* _Exercise brief_: Could you repeat, exactly as they stand, the lines between the one with "Give me the Plotly source for this chart." and the one with "import plotly.graph_objects as go", inclusive, minus the pictures?

* _Materials provided_:
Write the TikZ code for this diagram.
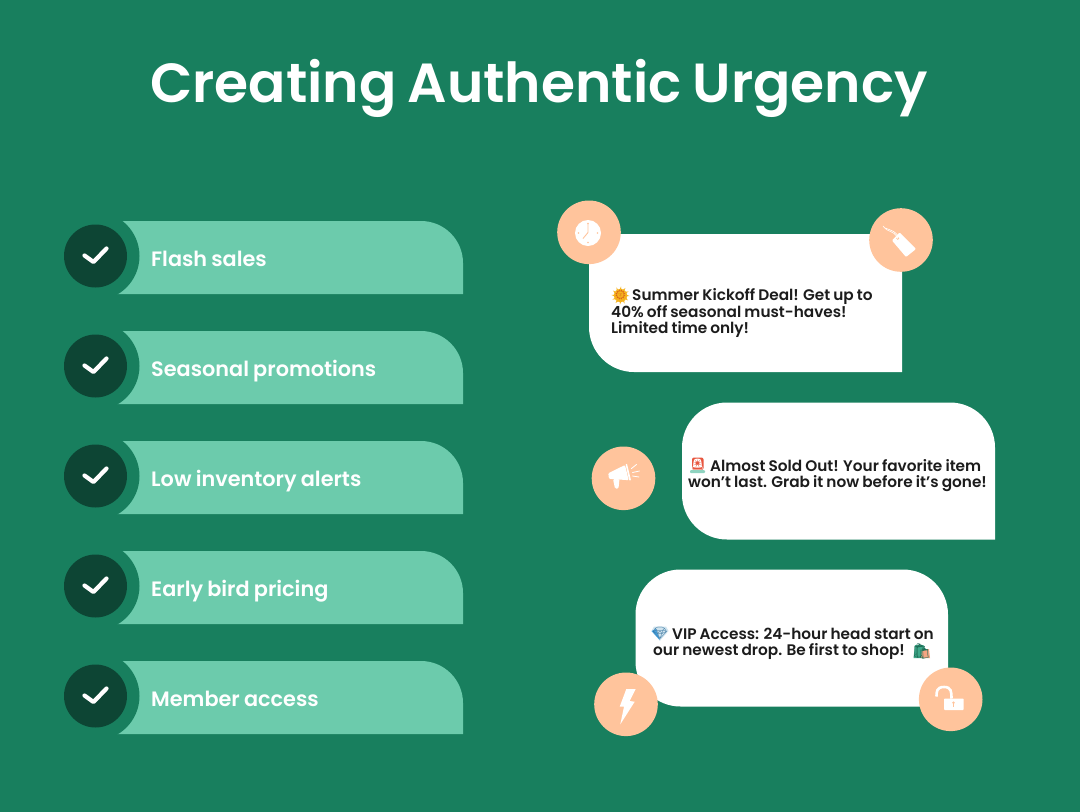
\documentclass[tikz,border=0pt]{standalone}
\usepackage{fontspec}
\setmainfont{Poppins}
\newfontfamily\titlefont[WordSpace=1]{Poppins SemiBold}
\newfontfamily\bodyfont[WordSpace=0.85]{Poppins SemiBold}
\newfontfamily\emojifont{Noto Emoji}
\definecolor{bgc}{HTML}{187F5E}
\definecolor{pillc}{HTML}{6CCBAC}
\definecolor{darkc}{HTML}{0D4534}
\definecolor{peach}{HTML}{FFC49C}
\definecolor{inkc}{HTML}{1C1C1C}
\definecolor{sunc}{HTML}{F5B21C}
\definecolor{sundark}{HTML}{D9601A}
\definecolor{redc}{HTML}{E8563F}
\definecolor{tealc}{HTML}{8FD3C0}
\definecolor{bluec}{HTML}{4AA3E0}
\definecolor{paleblue}{HTML}{CFE3EE}
\definecolor{bagc}{HTML}{3FA98A}
\definecolor{bagdark}{HTML}{1F6F58}
\definecolor{bagor}{HTML}{F4A582}
\tikzset{
  x=1pt,y=-1pt,
  pillshape/.style={fill=pillc},
  ringdisc/.style={circle,fill=bgc,minimum size=89pt,inner sep=0pt},
  checkdisc/.style={circle,fill=darkc,minimum size=63pt,inner sep=0pt},
  checkmark/.style={draw=white,line width=4.2pt,line cap=round,line join=round},
  pilllabel/.style={anchor=base west,text=white,inner sep=0pt,font=\titlefont\fontsize{20.8}{24}\selectfont},
  bubble/.style={fill=white},
  bubbletext/.style={anchor=base west,text=inkc,inner sep=0pt,font=\bodyfont\fontsize{15.3}{16.5}\selectfont},
  emojitext/.style={inner sep=0pt,font=\emojifont\fontsize{15}{16}\selectfont},
  badge/.style={circle,fill=peach,minimum size=63.6pt,inner sep=0pt},
  iconwhite/.style={fill=white},
  iconpeach/.style={fill=peach},
  iconline/.style={draw=white,line cap=round},
}
\begin{document}
\begin{tikzpicture}
\useasboundingbox (0,0) rectangle (1080,812);
\fill[bgc] (0,0) rectangle (1080,812);
\node[anchor=base,text=white,inner sep=0pt,font=\titlefont\fontsize{55.1}{60}\selectfont] (title) at (539,102) {Creating Authentic Urgency};
% pills
\fill[pillshape] (100,294) -- (463,294) [rounded corners=42pt] -- (463,221) [sharp corners] -- (100,221) -- cycle;
\node[ringdisc] (ring1) at (95,256) {};
\node[checkdisc] (check1) at (95.5,256) {};
\draw[checkmark] (84.5,255.5) -- (93.5,262) -- (106.5,248.5);
\node[pilllabel] (label1) at (151,266) {Flash sales};
\fill[pillshape] (100,404) -- (463,404) [rounded corners=42pt] -- (463,331) [sharp corners] -- (100,331) -- cycle;
\node[ringdisc] (ring2) at (95,366) {};
\node[checkdisc] (check2) at (95.5,366) {};
\draw[checkmark] (84.5,365.5) -- (93.5,372) -- (106.5,358.5);
\node[pilllabel] (label2) at (151,376) {Seasonal promotions};
\fill[pillshape] (100,514) -- (463,514) [rounded corners=42pt] -- (463,441) [sharp corners] -- (100,441) -- cycle;
\node[ringdisc] (ring3) at (95,476) {};
\node[checkdisc] (check3) at (95.5,476) {};
\draw[checkmark] (84.5,475.5) -- (93.5,482) -- (106.5,468.5);
\node[pilllabel] (label3) at (151,486) {Low inventory alerts};
\fill[pillshape] (100,624) -- (463,624) [rounded corners=42pt] -- (463,551) [sharp corners] -- (100,551) -- cycle;
\node[ringdisc] (ring4) at (95,586) {};
\node[checkdisc] (check4) at (95.5,586) {};
\draw[checkmark] (84.5,585.5) -- (93.5,592) -- (106.5,578.5);
\node[pilllabel] (label4) at (151,596) {Early bird pricing};
\fill[pillshape] (100,734) -- (463,734) [rounded corners=42pt] -- (463,661) [sharp corners] -- (100,661) -- cycle;
\node[ringdisc] (ring5) at (95,696) {};
\node[checkdisc] (check5) at (95.5,696) {};
\draw[checkmark] (84.5,695.5) -- (93.5,702) -- (106.5,688.5);
\node[pilllabel] (label5) at (151,706) {Member access};
% bubbles
\fill[bubble] (902,372) [rounded corners=45pt] -- (589,372) [sharp corners] -- (589,234) -- (902,234) -- cycle;
\fill[bubble] (995,539.5) [rounded corners=45pt] -- (682,539.5) -- (682,402.5) -- (995,402.5) [sharp corners] -- cycle;
\fill[bubble] (948,706.5) [rounded corners=45pt] -- (635.5,706.5) -- (635.5,569.5) -- (948,569.5) [sharp corners] -- cycle;
% bubble 1 text
\foreach \a in {0,30,...,330}{\fill[sunc] (620.5,295.5) ++(\a-7:6.3) -- ++(\a+83:1.6) -- ++(\a-7:2.6) -- cycle;}
\fill[sunc] (620.5,295.5) circle[radius=6.6];
\node[emojitext,text=sundark] (sun) at (620.5,295.5) {\fontsize{10}{11}\selectfont 🌞};
\node[bubbletext] (t11) at (632,300.7) {Summer Kickoff Deal! Get up to};
\node[bubbletext] (t12) at (611,317.2) {40\% off seasonal must-haves!};
\node[bubbletext] (t13) at (611,333.4) {Limited time only!};
% bubble 2 text
\fill[redc,rounded corners=2pt] (692,470) -- (692,457.5) -- (703.5,457.5) -- (703.5,470) -- cycle;
\fill[tealc,rounded corners=1pt] (690,470) rectangle (705,473);
\node[emojitext,text=white] (siren) at (697.7,465) {\fontsize{11}{12}\selectfont 🚨};
\node[bubbletext] (t21) at (710,471) {Almost Sold Out! Your favorite item};
\node[bubbletext] (t22) at (688,487.3) {won’t last. Grab it now before it’s gone!};
% bubble 3 text
\fill[paleblue] (654,626.5) -- (666,626.5) -- (668.5,631) -- (660,640.5) -- (651.5,631) -- cycle;
\fill[bluec] (651.5,631) -- (656,629) -- (660,640.5) -- cycle;
\node[emojitext,text=bluec!70!black] (gem) at (660,633) {\fontsize{12}{13}\selectfont 💎};
\node[bubbletext] (t31) at (672,639) {VIP Access: 24-hour head start on};
\node[bubbletext] (t32) at (653,655.2) {our newest drop. Be first to shop!};
\fill[bagc] (913.5,658) -- (915,645) -- (923.5,645) -- (925,658) -- cycle;
\fill[bagor] (921,658) -- (922,649) -- (929,649) -- (930,658) -- cycle;
\node[emojitext,text=bagdark] (bags) at (921.5,651) {\fontsize{15}{16}\selectfont 🛍};
% badges
\node[badge] (clock) at (589,232.3) {};
\node[badge] (tag) at (901,240) {};
\node[badge] (horn) at (623.5,478.3) {};
\node[badge] (bolt) at (626,704.3) {};
\node[badge] (lock) at (950.7,699.3) {};
% clock icon
\fill[iconwhite] (588,233) circle[radius=13];
\foreach \a in {0,90,180,270}{\fill[iconpeach] (588,233) ++(\a:9.5) circle[radius=0.8];}
\draw[peach,line width=0.9pt] (588,223) -- (588,232.5) -- (583,238.5);
% tag icon
\fill[iconwhite,rounded corners=1pt] (892,240.5) -- (899.5,232.5) -- (916,249) -- (906,257) -- cycle;
\fill[iconpeach] (897.7,238.3) circle[radius=1.5];
\draw[iconline,line width=0.6pt] (897.7,238.3) .. controls (893,229) and (889,234) .. (883,226);
\draw[iconline,line width=0.6pt] (897.7,238.3) .. controls (899,232) and (890,230) .. (885,228);
% megaphone icon
\fill[iconwhite,rounded corners=1pt] (608.3,473.3) -- (625,465) -- (628.7,480.2) -- (609,478.8) -- cycle;
\fill[iconwhite,rounded corners=1.2pt] (613,479) -- (619.5,479) -- (618.5,488.5) -- (615,488.5) -- cycle;
\fill[iconwhite,rounded corners=0.8pt] (625.5,464) -- (627,463.7) -- (631,480.3) -- (629.3,480.7) -- cycle;
\draw[iconline,line width=0.8pt] (631.5,468.5) -- (636.5,464.5);
\draw[iconline,line width=0.8pt] (632.5,472.5) -- (639.5,471);
\draw[iconline,line width=0.8pt] (632.5,476) -- (639,477);
% bolt icon
\fill[iconwhite] (626.3,689) -- (635.7,689) -- (629.7,701) -- (634.7,701.7) -- (620.3,724.3) -- (624,706.7) -- (619.7,706.7) -- cycle;
% lock icon
\fill[iconwhite,rounded corners=0.8pt] (944,698.5) rectangle (963.7,710);
\fill[iconpeach] (953.5,702.7) circle[radius=1.4];
\fill[iconpeach] (952.9,703) rectangle (954.1,706.5);
\draw[draw=white,line width=2.6pt] (936.5,696.5) .. controls (936.5,692) and (936.5,687) .. (944,687) .. controls (951.5,687) and (951.5,692) .. (951.5,698.5);
\end{tikzpicture}
\end{document}
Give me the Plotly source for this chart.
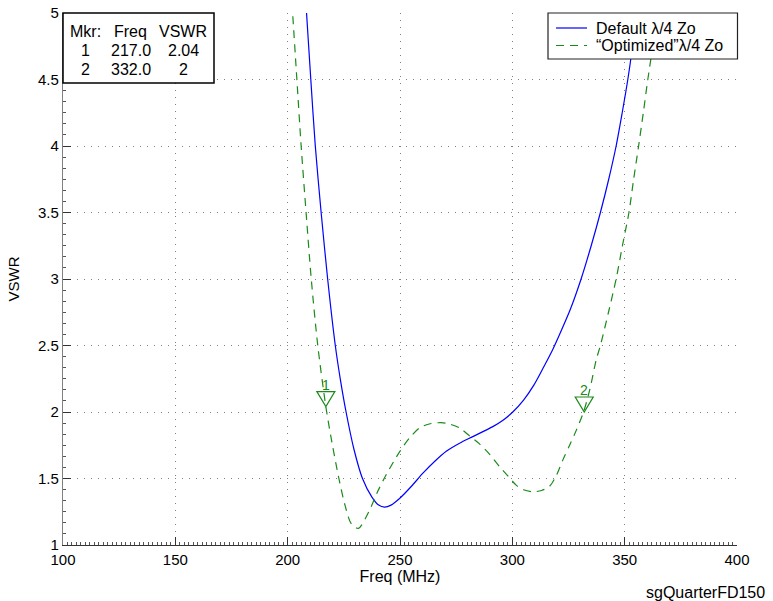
import plotly.graph_objects as go

# ---- data ----
freq_default = [206.5, 208.4, 210.3, 212.3, 214.9, 217.8, 221.2, 223.5, 226.0, 229.5, 233.3,
                237.5, 240.5, 243.1, 246.0, 249.8, 255.0, 260.2, 265.5, 270.6, 276.5, 282.4,
                291.3, 296.0, 300.2, 305.0, 309.5, 314.0, 318.0, 322.0, 326.0, 330.6, 335.1,
                339.2, 342.9, 346.2, 348.9, 351.4, 353.5, 355.3, 357.2]
vswr_default = [5.5, 5.0, 4.5, 4.0, 3.5, 3.0, 2.5, 2.24, 2.0, 1.72, 1.5,
                1.36, 1.30, 1.285, 1.30, 1.35, 1.44, 1.54, 1.63, 1.705, 1.765, 1.815,
                1.89, 1.94, 2.0, 2.09, 2.2, 2.34, 2.47, 2.62, 2.78, 3.0, 3.25,
                3.5, 3.75, 4.0, 4.25, 4.5, 4.75, 5.0, 5.3]

freq_opt = [200.2, 202.2, 204.1, 206.0, 208.2, 210.5, 213.4, 217.0, 219.4, 222.8, 225.5,
            228.3, 231.5, 236.4, 240.0, 243.9, 249.8, 254.0, 258.7, 263.0, 268.3, 272.0,
            276.5, 281.0, 285.4, 290.0, 294.3, 298.0, 301.7, 305.0, 309.1, 313.0, 316.5,
            319.5, 322.5, 325.5, 328.4, 331.7, 334.5, 337.3, 339.2, 342.8, 346.2, 349.0,
            351.9, 354.0, 356.2, 358.3, 360.3, 362.5, 364.5]
vswr_opt = [5.5, 5.0, 4.5, 4.0, 3.5, 3.0, 2.5, 2.04, 1.80, 1.50, 1.30,
            1.16, 1.125, 1.26, 1.40, 1.53, 1.70, 1.80, 1.88, 1.91, 1.92, 1.91,
            1.88, 1.82, 1.76, 1.68, 1.59, 1.52, 1.45, 1.415, 1.40, 1.41, 1.44,
            1.52, 1.64, 1.75, 1.86, 2.0, 2.17, 2.39, 2.5, 2.75, 3.0, 3.25,
            3.5, 3.75, 4.0, 4.25, 4.5, 4.75, 5.0]

mkr_ids = [1, 2]
mkr_freq = [217.0, 332.0]
mkr_vswr = [2.04, 2.0]

x_ticks = [100, 150, 200, 250, 300, 350, 400]
y_ticks = [1, 1.5, 2, 2.5, 3, 3.5, 4, 4.5, 5]

series_names = ["Default \u03bb/4 Zo", "\u201cOptimized\u201d\u03bb/4 Zo"]
footer_text = "sgQuarterFD150"

# ---- style ----
FONT = "Liberation Sans, Arial, sans-serif"
GREEN = "#1a8a1a"
BLUE = "#0000ff"
DASH = "8px,6px"
W, H = 773, 601
ML, MR, MT, MB = 63, 36, 13, 56
PW, PH = W - ML - MR, H - MT - MB


def px2paper_x(px):
    return (px - ML) / PW


def px2paper_y(py):
    return (H - MB - py) / PH


fig = go.Figure()
fig.add_trace(go.Scatter(x=freq_default, y=vswr_default, mode="lines", name=series_names[0],
                         line=dict(color=BLUE, width=1.2, shape="spline", smoothing=0.8)))
fig.add_trace(go.Scatter(x=freq_opt, y=vswr_opt, mode="lines", name=series_names[1],
                         line=dict(color=GREEN, width=1.2, dash=DASH, shape="spline",
                                   smoothing=0.8)))

# markers: open down-triangles with tip on the data point, and label above
for mid, mf, mv in zip(mkr_ids, mkr_freq, mkr_vswr):
    fig.add_shape(type="path", xref="x", yref="y", xsizemode="pixel", ysizemode="pixel",
                  xanchor=mf, yanchor=mv, path="M-9,15 L9,15 L0,0 Z",
                  line=dict(color=GREEN, width=1.2), fillcolor="rgba(0,0,0,0)")
    fig.add_annotation(x=mf, y=mv, xref="x", yref="y", text=str(mid), showarrow=False,
                       yshift=22, font=dict(family=FONT, size=14, color=GREEN))

# marker table
fig.add_shape(type="rect", xref="paper", yref="paper",
              x0=px2paper_x(63), x1=px2paper_x(214), y0=px2paper_y(83), y1=px2paper_y(13),
              line=dict(color="black", width=1.5), fillcolor="white", layer="above")
col_x = [px2paper_x(85), px2paper_x(130.5), px2paper_x(183)]
row_y = [px2paper_y(31), px2paper_y(50.5), px2paper_y(69.5)]
header = ["Mkr:", "Freq", "VSWR"]
rows = [header] + [[str(m), f"{f:.1f}", f"{v:g}"] for m, f, v in zip(mkr_ids, mkr_freq, mkr_vswr)]
for r, row in enumerate(rows):
    for c, txt in enumerate(row):
        fig.add_annotation(x=col_x[c], y=row_y[r], xref="paper", yref="paper", text=txt,
                           showarrow=False, xanchor="center", yanchor="middle",
                           font=dict(family=FONT, size=16, color="black"))

# legend box (drawn by hand to match the compact original)
fig.add_shape(type="rect", xref="paper", yref="paper",
              x0=px2paper_x(548), x1=px2paper_x(737.5), y0=px2paper_y(59), y1=px2paper_y(13),
              line=dict(color="#222222", width=1.2), fillcolor="white", layer="above")
leg_rows = [28, 45.5]
leg_styles = [dict(color=BLUE, width=1.2), dict(color=GREEN, width=1.2, dash=DASH)]
for name, ry, st in zip(series_names, leg_rows, leg_styles):
    fig.add_shape(type="line", xref="paper", yref="paper",
                  x0=px2paper_x(556), x1=px2paper_x(587), y0=px2paper_y(ry), y1=px2paper_y(ry),
                  line=st, layer="above")
    fig.add_annotation(x=px2paper_x(594), y=px2paper_y(ry), xref="paper", yref="paper",
                       text=name, showarrow=False, xanchor="left", yanchor="middle",
                       font=dict(family=FONT, size=16, color="black"))

fig.add_annotation(x=px2paper_x(767), y=px2paper_y(592), xref="paper", yref="paper",
                   text=footer_text, showarrow=False, xanchor="right", yanchor="middle",
                   font=dict(family=FONT, size=16, color="black"))

grid_common = dict(showgrid=True, gridcolor="#7f7f7f", griddash="1px,6px", gridwidth=1,
                   ticks="inside", ticklen=8, tickcolor="#333333", tickwidth=1,
                   showline=True, zeroline=False, mirror=False, automargin=False,
                   tickfont=dict(family=FONT, size=15, color="black"))

fig.update_xaxes(range=[100, 400], tickvals=x_ticks, ticktext=[str(t) for t in x_ticks],
                 linecolor="#333333", linewidth=1.2, ticklabelstandoff=1,
                 title=dict(text="Freq (MHz)", font=dict(family=FONT, size=16, color="black"),
                            standoff=3),
                 minor=dict(dtick=2, ticks="inside", ticklen=3, tickcolor="#555555", showgrid=False),
                 **grid_common)
fig.update_yaxes(range=[1, 5], tickvals=y_ticks, ticktext=[f"{t:g}" for t in y_ticks],
                 linecolor="#808080", linewidth=1.2,
                 title=dict(text="VSWR", font=dict(family=FONT, size=15, color="black"),
                            standoff=14),
                 minor=dict(dtick=0.5 / 6, ticks="inside", ticklen=3, tickcolor="#555555",
                            showgrid=False),
                 **grid_common)

fig.update_layout(
    width=W, height=H,
    margin=dict(l=ML, r=MR, t=MT, b=MB, autoexpand=False),
    paper_bgcolor="white", plot_bgcolor="white",
    font=dict(family=FONT, size=15, color="black"),
    showlegend=False,
)

fig.write_html("out.html")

* _Response to this task_:
Give me the Plotly source for this chart.
import plotly.graph_objects as go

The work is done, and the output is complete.